→ **GIVEN INSTRUCTION**:
Among the entries that follow, tally the lines with the string "this". Give no more than the number.

=== TASK MATERIAL ===

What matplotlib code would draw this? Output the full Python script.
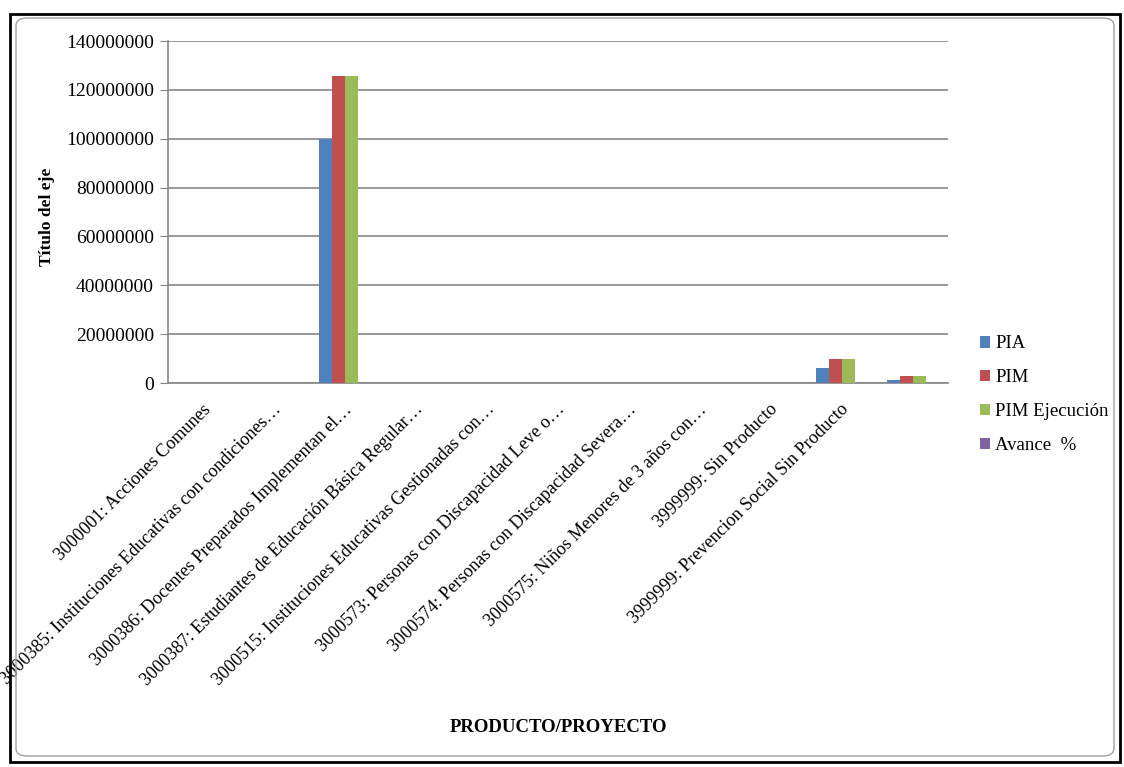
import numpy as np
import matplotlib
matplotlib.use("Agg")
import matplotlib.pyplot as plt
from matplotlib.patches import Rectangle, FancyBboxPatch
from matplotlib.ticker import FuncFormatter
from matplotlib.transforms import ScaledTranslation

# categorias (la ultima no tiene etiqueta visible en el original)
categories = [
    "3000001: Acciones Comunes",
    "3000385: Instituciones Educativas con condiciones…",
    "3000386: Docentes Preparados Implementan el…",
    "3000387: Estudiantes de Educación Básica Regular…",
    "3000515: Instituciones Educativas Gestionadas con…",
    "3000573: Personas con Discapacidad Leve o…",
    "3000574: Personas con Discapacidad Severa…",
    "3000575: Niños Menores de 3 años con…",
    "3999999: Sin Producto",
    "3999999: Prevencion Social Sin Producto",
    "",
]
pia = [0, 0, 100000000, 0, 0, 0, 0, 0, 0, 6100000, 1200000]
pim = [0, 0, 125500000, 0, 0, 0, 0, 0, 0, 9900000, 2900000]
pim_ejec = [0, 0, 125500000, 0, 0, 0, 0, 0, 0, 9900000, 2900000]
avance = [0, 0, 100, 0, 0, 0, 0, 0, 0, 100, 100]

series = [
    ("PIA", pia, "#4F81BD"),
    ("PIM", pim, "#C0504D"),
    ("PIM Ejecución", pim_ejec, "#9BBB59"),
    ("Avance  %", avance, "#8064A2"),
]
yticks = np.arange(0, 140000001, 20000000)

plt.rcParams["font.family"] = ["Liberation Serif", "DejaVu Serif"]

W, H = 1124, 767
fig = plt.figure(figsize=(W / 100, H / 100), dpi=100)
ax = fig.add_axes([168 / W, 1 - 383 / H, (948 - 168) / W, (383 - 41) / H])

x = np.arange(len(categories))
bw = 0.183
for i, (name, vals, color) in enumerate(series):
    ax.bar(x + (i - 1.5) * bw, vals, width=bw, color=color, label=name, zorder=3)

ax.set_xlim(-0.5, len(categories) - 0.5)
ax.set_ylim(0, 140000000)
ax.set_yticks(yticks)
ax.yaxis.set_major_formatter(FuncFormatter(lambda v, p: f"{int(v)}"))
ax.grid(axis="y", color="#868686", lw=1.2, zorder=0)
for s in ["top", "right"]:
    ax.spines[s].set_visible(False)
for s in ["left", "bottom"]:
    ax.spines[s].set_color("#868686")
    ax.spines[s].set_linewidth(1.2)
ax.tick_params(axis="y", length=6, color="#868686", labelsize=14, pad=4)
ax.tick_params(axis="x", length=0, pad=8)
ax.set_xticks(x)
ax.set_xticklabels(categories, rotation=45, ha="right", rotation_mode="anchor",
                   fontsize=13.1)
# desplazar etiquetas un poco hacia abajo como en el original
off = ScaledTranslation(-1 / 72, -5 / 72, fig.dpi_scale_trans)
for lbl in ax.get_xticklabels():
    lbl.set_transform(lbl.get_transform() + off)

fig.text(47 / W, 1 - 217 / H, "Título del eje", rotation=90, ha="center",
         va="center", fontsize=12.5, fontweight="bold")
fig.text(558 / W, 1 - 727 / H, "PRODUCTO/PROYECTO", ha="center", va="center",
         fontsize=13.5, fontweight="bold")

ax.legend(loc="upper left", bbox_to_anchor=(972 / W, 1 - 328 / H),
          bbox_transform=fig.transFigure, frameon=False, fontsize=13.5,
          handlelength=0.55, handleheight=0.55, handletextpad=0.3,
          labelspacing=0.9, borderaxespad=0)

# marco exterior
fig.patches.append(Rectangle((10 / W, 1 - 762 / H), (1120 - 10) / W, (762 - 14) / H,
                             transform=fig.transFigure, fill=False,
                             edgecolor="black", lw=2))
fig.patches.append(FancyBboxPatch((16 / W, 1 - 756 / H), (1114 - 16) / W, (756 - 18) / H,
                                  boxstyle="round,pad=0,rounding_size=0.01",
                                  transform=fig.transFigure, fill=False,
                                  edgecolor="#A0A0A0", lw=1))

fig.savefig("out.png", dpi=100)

===
=== TASK MATERIAL ===

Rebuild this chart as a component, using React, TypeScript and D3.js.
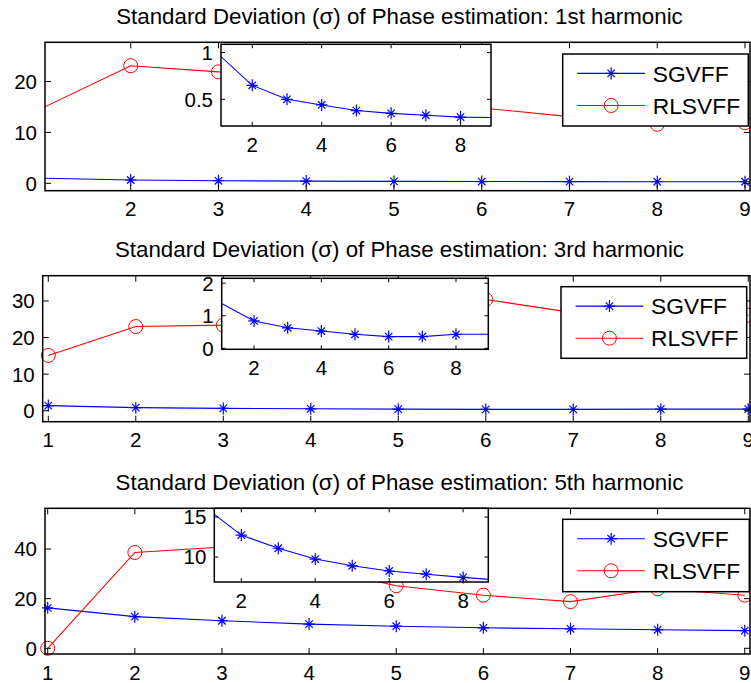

===

→ **RESPONSE**:
2